It was in mid-October that many students from the class set sail for the four corners of the world, or at least Europe and North America, for Global Network Immersion Week (GNIW). This is a week where MBA students from all over the world, which are part of the Global Network of Advanced Management (GNAM – as was so artfully recreated at the wine-tasting in the photo above), exchange schools for a week. The goal is to allow the students to immerse themselves in the culture of the host school, and to meet, network with and learn from students from different schools, countries and backgrounds. Each school hosted a different business topic for the week, where the students could discuss and debate relevant issues that are happening in the world at present.
While some of the class traveled to Yale, Vancouver and Istanbul, my adventures took me to Madrid and IE business school, along with four of my classmates. The topic covered for the week was ‘Europe at a Crossroads’, covering some of the major economic and political issues affecting Europe at present, such as the Eurozone Crisis, the rise of nationalism, and the competition coming from emerging economies. IE provided some of their finest lecturers to provide some insight on the various issues faced by Europe, with a particular emphasis on the recent struggles Spanish economy. In line with this we had a pair of company visits to a start-up accelerator and an innovation centre, which are part of the process of sowing the seeds of growth for the economy in the future.
As a treat they also provided us with a lesson on the Spanish wine industry, followed by a wine-tasting of some of the finest wines Spain has to offer, along with a Flamenco show. This turned out to be a highlight of the week, and everybody enjoyed the frivolities well into the evening, and in some cases, night.
However, it wasn’t all fun and games. We were divided into teams of five, and at the end of the week each team had to make a presentation on a different issue faced by Europe. I was joined on my team by people from China, Mexico, Colombia and Canada, and we had to present on ‘The Rise of Nationalism in Europe’. While Scotland and the Basque people’s calls for independence are widely known, it surprised me to discover just how many other parts of Europe are facing the same issues at present.

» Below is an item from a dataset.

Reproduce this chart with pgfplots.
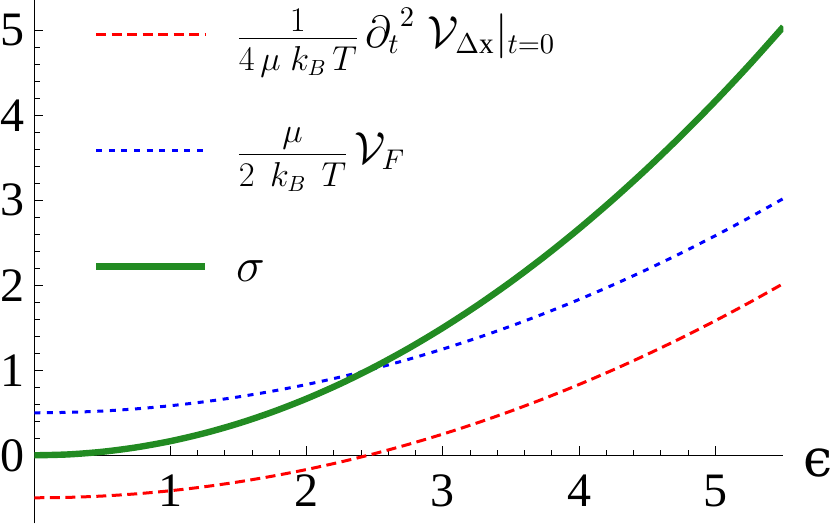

Overall, I would say that the week spent in Madrid was an incredible experience, a view shared by my colleagues that accompanied me on the trip. While we didn’t quite manage to solve all of the crises facing Europe, we did take away some valuable learnings that we can draw upon in our academic endeavours. Even more so, we made some connections throughout the week that we can call upon in future, in both a professional and personal capacity.